Em entrevista coletiva neste domingo, o presidente americano Joe Biden disse que os países do G7 concordaram em relação à necessidade de diversificar cadeias de suprimentos para não depender da China.

“Não queremos nos separar da China, queremos reduzir os riscos e diversificar nosso”, disse ele. A relação entre os dois países passa por um momento de tensão desde que os EUA derrubaram um balão chinês no início do ano, desencadeando uma crise diplomática -clima que deve melhorar em breve, segundo Biden.
O líder americano reafirmou seu alinhamento a Zelenski após reunião entre os dois neste domingo e disse que o Ocidente “não vai vacilar” diante da ofensiva russa na Ucrânia. “Putin não vai interromper nossa determinação, como acreditava que podia fazer”, afirmou.

Os EUA são um dos países que lideram o apoio a Kiev por meio de envio de armas à Ucrânia e sanções contra a Rússia, e encontros como o do G7 em Hiroshima são normalmente usados por Zelenski para pedir mais munições para o campo de batalha -o que não foi diferente desta vez. Neste domingo, o líder afirmou que estava confiante de que Kiev receberia caças F-16 do Ocidente para ajudar a repelir a invasão russa.

A repórteres, Biden disse ser “altamente improvável” que os aviões sejam usados em qualquer ofensiva ucraniana nas próximas semanas, e afirmou ter recebido uma “garantia absoluta” do presidente ucraniano de que não empregaria os caças para entrar em território russo -algo de que a Rússia vem acusando a Ucrânia.

O anfitrião Japão, por fim, queria envolver o Sul Global no encontro, intenção que ficou nítida com a lista de convidados. O objetivo vai ao encontro de uma pauta histórica da diplomacia brasileira: a reforma de organizações multilaterais.

Nas sessões da cúpula em que participou como convidado, Lula cobrou reformas na composição de instituições como o Fundo Monetário Internacional (FMI) e o Conselho de Segurança das ONU. A demanda parece finalmente estar encontrando eco entre as potências mundiais, embora não exatamente por uma motivação altruísta.

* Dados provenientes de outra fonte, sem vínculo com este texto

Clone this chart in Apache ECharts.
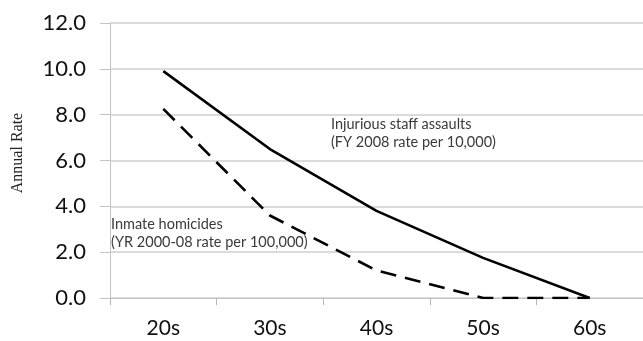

As democracias ricas do mundo olham com desconfiança para a forte presença da China nos países em desenvolvimento, enquanto veem sua influência encolher. As economias do G7 representaram 29,9% do PIB global em 2023, abaixo dos 50,7% em 1980, de acordo com o FMI.

Afirmações contundentes sobre o assunto, porém, ficaram restritas a países que já defendiam tal agenda, como a Alemanha e o próprio Japão.
“Qualquer ordem internacional em funcionamento deve refletir o caráter multipolar do mundo”, afirmou o primeiro-ministro alemão Olaf Scholz, já em Berlim. “O mundo uni ou bipolar de ontem pode ter sido mais fácil de moldar -pelo menos para os poderosos”, acrescentou. “Mas não é mais o mundo em que vivemos.”

Fumio Kishida, primeiro-ministro do Japão, disse que o papel de seu país é preencher a lacuna entre o G7 e o Sul Global em áreas como energia e segurança alimentar. Além disso, Tóquio anunciou o programa Overseas Security Aid, que fornecerá equipamento militar a países em desenvolvimento.